Implications for developers: Larger models often exhibit enhanced language generation capabilities due to the large amount of complexity that has been captured when they are trained on massive amounts of data. However, the computational demands or latency associated with large models may restrict their accessibility to organizations with significant computing resources, limiting their widespread adoption.
(4) Context Length: Another important characteristic that distinguishes LLM models is their ability to handle different lengths of context. That is, you can stuff more or less into the input prompt. Some models are designed to excel with short-form prompts, where the focus is on processing concise text snippets or sentences. On the other hand, other models (like Anthropic’s Claude or MosaicML’s Storywriter) are trained with long-form content and accept large prompts as input (over 100k tokens).

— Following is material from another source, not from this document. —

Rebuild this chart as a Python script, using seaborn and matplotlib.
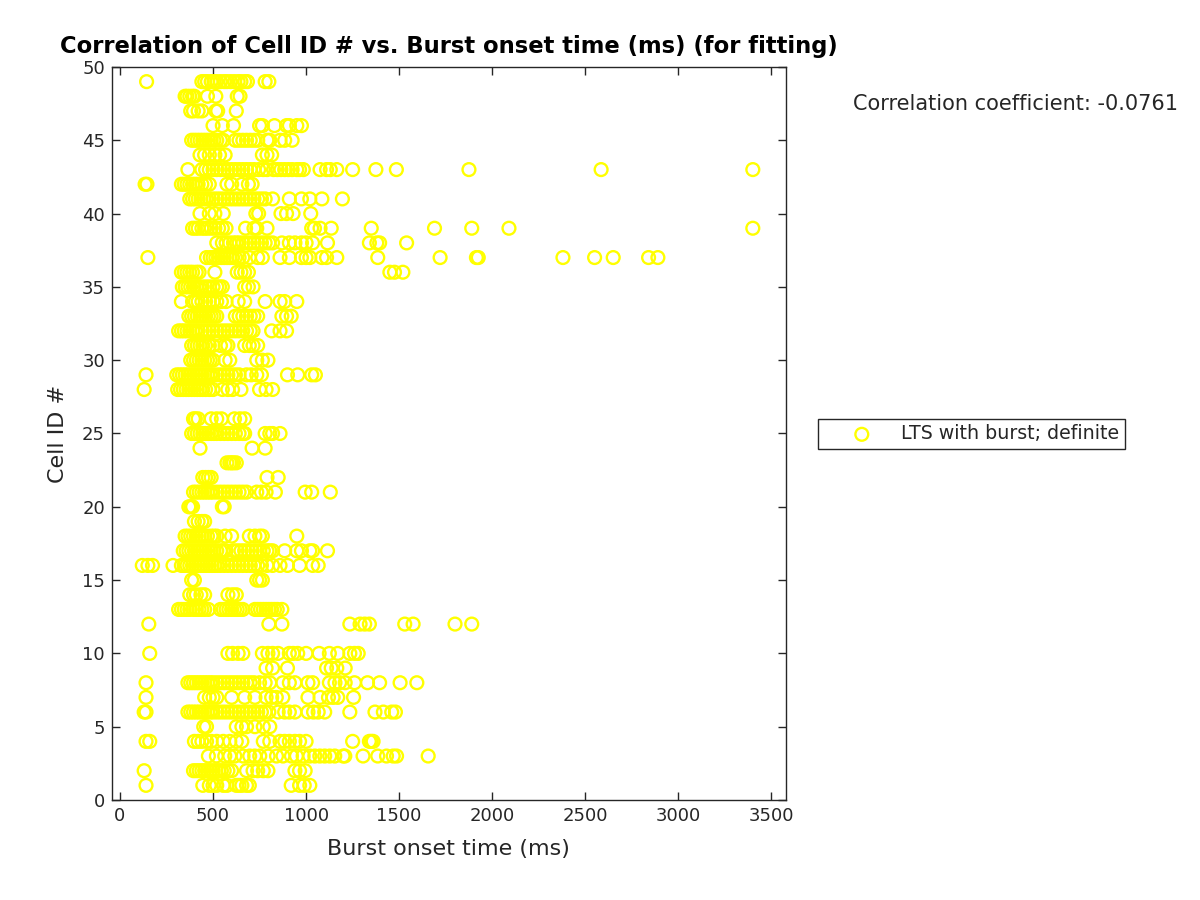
import matplotlib
matplotlib.use("Agg")
import matplotlib.pyplot as plt
import numpy as np
import pandas as pd
import seaborn as sns

# burst onset times (ms), one list per cell
cell_01 = [140, 445, 480, 500, 520, 555, 575, 625, 640, 655, 680, 695, 920, 965, 990, 1020]
cell_02 = [130, 395, 410, 425, 440, 455, 470, 485, 500, 515, 530, 545, 560, 580, 600,
           680, 715, 740, 770, 795, 940, 965, 995]
cell_03 = [475, 518, 563, 590, 617, 661, 697, 724, 751, 796, 841, 876, 921, 948, 984,
           1020, 1047, 1074, 1100, 1127, 1154, 1199, 1208, 1306, 1385, 1432, 1468, 1486, 1656]
cell_04 = [140, 160, 400, 420, 440, 465, 490, 520, 555, 590, 625, 655, 770, 805, 860,
           885, 910, 940, 965, 1000, 1250, 1340, 1350, 1360]
cell_05 = [450, 465, 625, 655, 680, 725, 770, 805]
cell_06 = [130, 140, 365, 380, 395, 410, 425, 440, 455, 470, 485, 500, 520, 540, 560,
           580, 600, 620, 640, 660, 680, 700, 720, 740, 760, 780, 800, 850, 885, 910,
           940, 1010, 1040, 1065, 1100, 1235, 1370, 1415, 1460, 1480]
cell_07 = [140, 455, 480, 500, 520, 600, 670, 725, 785, 815, 840, 875, 1010, 1075, 1120,
           1145, 1170, 1255]
cell_08 = [140, 365, 380, 395, 410, 425, 440, 455, 470, 485, 500, 520, 540, 560, 580,
           600, 620, 640, 660, 680, 700, 720, 750, 780, 805, 875, 910, 940, 1010, 1035,
           1125, 1155, 1180, 1210, 1260, 1330, 1395, 1505, 1595]
cell_09 = [785, 820, 900, 1110, 1135, 1165, 1210]
cell_10 = [160, 580, 605, 635, 660, 765, 795, 820, 850, 910, 930, 955, 1000, 1070, 1125,
           1170, 1235, 1260, 1280]
cell_12 = [155, 800, 870, 1235, 1290, 1315, 1340, 1530, 1575, 1800, 1890]
cell_13 = [315, 330, 345, 360, 375, 395, 410, 425, 440, 455, 475, 540, 555, 570, 585,
           600, 615, 630, 645, 660, 725, 740, 755, 770, 785, 800, 815, 830, 845, 870]
cell_14 = [375, 395, 410, 435, 455, 580, 605, 625]
cell_15 = [385, 400, 735, 750, 765]
cell_16 = [120, 150, 175, 285, 330, 345, 360, 375, 390, 405, 420, 435, 450, 465, 480,
           495, 510, 525, 540, 560, 580, 600, 620, 640, 660, 680, 700, 720, 740, 760,
           790, 820, 860, 900, 965, 1035, 1065]
cell_17 = [340, 355, 370, 385, 400, 415, 430, 445, 460, 475, 490, 505, 520, 540, 555,
           570, 610, 630, 650, 670, 690, 710, 730, 750, 770, 790, 805, 820, 885, 950,
           975, 1020, 1035, 1115]
cell_18 = [350, 365, 380, 395, 410, 425, 440, 455, 470, 490, 505, 520, 565, 600, 695,
           725, 750, 765, 950]
cell_19 = [400, 420, 440, 455]
cell_20 = [370, 380, 390, 550, 560]
cell_21 = [395, 410, 425, 440, 455, 470, 485, 500, 520, 540, 560, 580, 600, 620, 640,
           660, 680, 735, 760, 785, 835, 995, 1030, 1130]
cell_22 = [445, 460, 475, 490, 790, 850]
cell_23 = [575, 590, 600, 610, 625]
cell_24 = [430, 710, 780]
cell_25 = [385, 400, 415, 430, 445, 460, 475, 490, 505, 520, 540, 560, 580, 600, 620,
           640, 660, 670, 780, 805, 820, 860]
cell_26 = [395, 405, 420, 490, 520, 545, 615, 645, 670]
cell_28 = [130, 310, 325, 340, 355, 370, 385, 400, 415, 430, 445, 460, 480, 500, 550,
           580, 605, 650, 750, 785, 820]
cell_29 = [140, 305, 320, 335, 350, 365, 380, 395, 410, 425, 440, 455, 470, 485, 500,
           520, 540, 560, 580, 600, 620, 640, 680, 705, 735, 760, 900, 955, 1030, 1050]
cell_30 = [380, 395, 410, 425, 440, 455, 470, 485, 500, 565, 590, 735, 765, 795]
cell_31 = [385, 400, 415, 430, 445, 460, 480, 500, 540, 565, 580, 670, 695, 715, 740]
cell_32 = [315, 330, 345, 360, 375, 390, 405, 420, 440, 460, 480, 500, 520, 540, 560,
           580, 600, 620, 640, 660, 680, 700, 715, 815, 860, 895]
cell_33 = [370, 385, 400, 415, 430, 445, 460, 475, 490, 505, 520, 620, 640, 660, 680,
           700, 720, 740, 870, 895, 920]
cell_34 = [330, 390, 405, 420, 440, 460, 480, 500, 520, 545, 570, 635, 670, 780, 860,
           885, 950]
cell_35 = [335, 350, 365, 380, 395, 410, 425, 440, 460, 480, 500, 520, 535, 550, 670,
           690, 715]
cell_36 = [330, 345, 360, 375, 390, 410, 425, 510, 630, 650, 670, 690, 1450, 1475, 1520]
cell_37 = [150, 465, 485, 500, 515, 530, 545, 560, 575, 590, 605, 620, 640, 660, 695,
           740, 765, 860, 910, 975, 1000, 1020, 1085, 1110, 1165, 1385, 1720, 1915, 1925,
           2380, 2550, 2650, 2840, 2890]
cell_38 = [520, 550, 570, 590, 610, 625, 640, 660, 680, 700, 720, 740, 760, 780, 800,
           820, 870, 910, 940, 975, 1000, 1035, 1115, 1340, 1380, 1395, 1540]
cell_39 = [390, 405, 420, 440, 455, 470, 490, 510, 530, 550, 570, 675, 720, 735, 790,
           1030, 1045, 1075, 1135, 1350, 1690, 1890, 2090, 3400]
cell_40 = [430, 480, 510, 555, 730, 745, 865, 895, 930, 1025]
cell_41 = [375, 390, 405, 420, 435, 450, 465, 480, 500, 520, 540, 560, 580, 600, 620,
           640, 660, 680, 700, 720, 740, 760, 780, 820, 910, 975, 1020, 1085, 1195]
cell_42 = [135, 145, 330, 345, 360, 375, 390, 405, 420, 440, 460, 480, 575, 600, 655,
           690, 710]
cell_43 = [365, 440, 460, 480, 500, 520, 540, 560, 580, 600, 620, 640, 660, 680, 700,
           720, 745, 770, 790, 825, 845, 865, 885, 905, 925, 950, 965, 985, 1075, 1110,
           1130, 1165, 1250, 1375, 1485, 1875, 2585, 3400]
cell_44 = [430, 455, 480, 510, 535, 565, 765, 790, 815]
cell_45 = [385, 400, 415, 430, 445, 460, 475, 490, 505, 520, 540, 555, 620, 640, 660,
           680, 700, 720, 740, 790, 805, 860, 885, 925]
cell_46 = [500, 550, 610, 750, 765, 830, 895, 910, 950, 975]
cell_47 = [380, 395, 420, 440, 515, 525, 625]
cell_48 = [350, 360, 375, 390, 400, 470, 515, 630, 645]
cell_49 = [143, 440, 455, 470, 490, 505, 520, 540, 560, 575, 595, 615, 635, 650, 670,
           685, 780, 800]

cell_ids = [1, 2, 3, 4, 5, 6, 7, 8, 9, 10, 12, 13, 14, 15, 16, 17, 18, 19, 20, 21, 22,
            23, 24, 25, 26, 28, 29, 30, 31, 32, 33, 34, 35, 36, 37, 38, 39, 40, 41, 42,
            43, 44, 45, 46, 47, 48, 49]
onsets = [cell_01, cell_02, cell_03, cell_04, cell_05, cell_06, cell_07, cell_08, cell_09,
          cell_10, cell_12, cell_13, cell_14, cell_15, cell_16, cell_17, cell_18, cell_19,
          cell_20, cell_21, cell_22, cell_23, cell_24, cell_25, cell_26, cell_28, cell_29,
          cell_30, cell_31, cell_32, cell_33, cell_34, cell_35, cell_36, cell_37, cell_38,
          cell_39, cell_40, cell_41, cell_42, cell_43, cell_44, cell_45, cell_46, cell_47,
          cell_48, cell_49]

corr_text = "Correlation coefficient: -0.0761"
series_label = "LTS with burst; definite"

df = pd.DataFrame(
    [(t, cid) for cid, times in zip(cell_ids, onsets) for t in times],
    columns=["onset", "cell"],
)

sns.set_theme(style="ticks")
plt.rcParams["font.family"] = ["DejaVu Sans"]

fig = plt.figure(figsize=(12, 9), dpi=100)
ax = fig.add_axes([0.0933, 0.1111, 0.5615, 0.8145])

yellow = "#FFFF00"
sns.scatterplot(data=df, x="onset", y="cell", ax=ax, marker="o", s=85,
                facecolors="none", edgecolor=yellow, linewidth=1.7,
                label=series_label)

ax.set_xlim(-43, 3577)
ax.set_ylim(0, 50)
ax.set_xticks(np.arange(0, 3501, 500))
ax.set_yticks(np.arange(0, 51, 5))

dark = "#262626"
for side in ax.spines.values():
    side.set_color(dark)
    side.set_linewidth(1.0)
ax.tick_params(direction="in", top=True, right=True, length=6, width=1.0,
               colors=dark, labelsize=13, labelcolor=dark, pad=5)

ax.set_xlabel("Burst onset time (ms)", fontsize=16, color=dark, labelpad=10)
ax.set_ylabel("Cell ID #", fontsize=16, color=dark, labelpad=10)
ax.set_title("Correlation of Cell ID # vs. Burst onset time (ms) (for fitting)",
             fontsize=16.3, fontweight="bold", pad=10, color="black")

fig.text(0.711, 0.884, corr_text, fontsize=15, ha="left", va="center")

leg = ax.legend(loc="center left", bbox_to_anchor=(0.6817, 0.518),
                bbox_transform=fig.transFigure, frameon=True, fancybox=False,
                fontsize=13.7, handlelength=4.0, handletextpad=0.05,
                borderpad=0.3, borderaxespad=0,
                edgecolor=dark, framealpha=1)
leg.get_frame().set_linewidth(1.0)

fig.savefig("out.png", dpi=100)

This longer context enables developers to process larger bodies of text, such as paragraphs, articles, or even entire books.
Implications for developers: If you are retrieving long form content (e.g., large articles) for context in your LLM prompts, you will either need to use a model with a large context window or you will need to segment the content into “chunks.” You might not have a choice if you are wanting to search and reason over large bodies of text. In these cases, you will need to utilize something like a vector database (Chroma, Weaviate, Pinecone, etc.) to segment, embed, and query relevant chunks of your external knowledge, and you will need inject that retrieved knowledge into shorter prompts. Frameworks like LlamaIndex and LangChain can help here.
(5) Language(s) or Domain(s): Finally, LLMs differ in terms of the languages they support and the domains they are trained on. Some models are focused on English, while others incorporate multiple languages, such as Flan. Additionally, certain LLMs are trained on specific domains like medicine, law, or finance, while others are designed for general domain tasks.
Implications for developers: If you are processing text in a language outside of the top 10 or so languages of the world, most large language models won’t work very well for you. You could take a multilingual model like XLM-Roberta or Flan and fine-tune it with language data you have access to, or you could try to machine translate you prompts and outputs. Similarly, you may need to fine-tune if you are working in a very specialized domain that doesn’t have a purpose built LLM already available.